Accepted (DVD) (2006)

Ah, the weird initiation rites of college

The campus comedy genre has by now just completed one full cycle of creativity, stagnation, and rejuvenation - the last phase famously ushered in by movies like Road Trip and Old School, while the entire Revenge of the Nerds saga chronicled the earlier rise and fall of the same genre from 1984 to 1994. The genre is quite straightforward: pre-rejuvenation of the genre, the losers, slackers, and other assorted underachievers enter college and proceed to gain self-worth while fending off humiliation and rejection from the jocks and the conservative members of the faculty (Revenge of the Nerds). Post-rejuvenation, the losers, slackers and other assorted underachievers recreate their experiences of humililation and tribulation from the distance of time - either retelling and embellishing the tale (Road Trip), or through reliving it in a reenactment (Old School).

It is a strange thing that coming at what we would consider the rejuvenation phase of the genre, Accepted basically takes the familiar elements of both periods of the campus comedy and meshes them together, producing an even more familiar cinematic offering that one would imagine possible if its writers had stuck to just filling in the template of either period. It is stranger still that Accepted does have a somewhat original (albeit Old School-ish) premise that you'd never expect to descend softly and gently into familiar ground after a mere half hour in the film.

But for your cerebral entertainment, here's the most original thing about Accepted: smart aleck goof-off Bartleby (Justin Long, the guy who plays the Mac in Apple's Get a Mac commercials) and his 2 buddies discover after graduating from high school that no college (or "university", for us folks in the UK and the Commonwealth) would accept them. Hence, the need to set up a fake university (or college), complete with website, application forms with authentic-looking mastheads, and an entire campus to fool their parents into thinking they has been accepted. Presumably the amount of work that goes into the deception far outweighs the social shame of not attending college. Of course, when you set up a deception on such a comprehensive scale, it's impossible to keep it secret, and pretty soon 300 fellow rejectees from other colleges turn up at the front door of the South Hampton Institute of Technology (I kid you not about the name or the initials of the college!) demanding entrance. And because this is a college comedy, the prospect of empowering rejects and losers (as well as heading his own college) prompts Bartleby to operate the college as if it is the real deal.

It's suprising then that the scriptwriters fail to make an iconic film out of this intriguing mixture of overfamiliar tropes and occasional creative ideas. Perhaps the talent of comedian Lewis Black (from the Daily Show fame) is squandered in his thin role as the candid (i.e. frothing at the mouth) and radical former academic who Bartleby and friends rope in as the Dean of the school.

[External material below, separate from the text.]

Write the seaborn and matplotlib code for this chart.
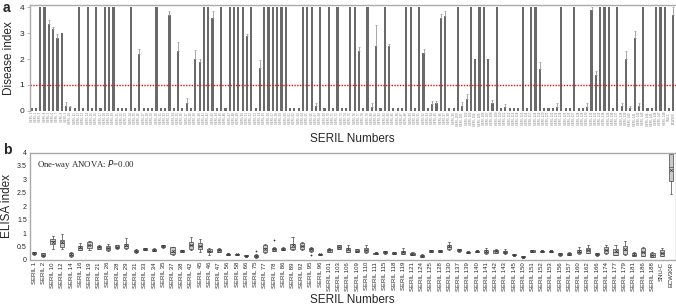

The scriptwriters also miss the boat at a chance for a stronger and pungent satire of the education system. Instead, much of the comedy derives from the over-familiar tropes of teenagers slacking off in style in their own college, an obligatory love interest with a barely-formed subplot, the students' rivalry with the uptight frat boys from the legitimate and prestigious college across the road that culminates in what else but a phoney court battle. The lack of research that would have gone into making Accepted a great film shows easily: apparently Adam Cooper and Bill Collage are unaware of the Nordic folk high schools that basically operate like Bartleby's radical and hippy "make your own course, teach your own peers" educational programme.

As a comedy, Accepted is entertaining but not great. One would've wanted more of Lewis Black than Justin Long, who one wishes had better luck choosing his first leading comic role. On the whole, though, Accepted is certainly worth the rental and the easy laughs it generates.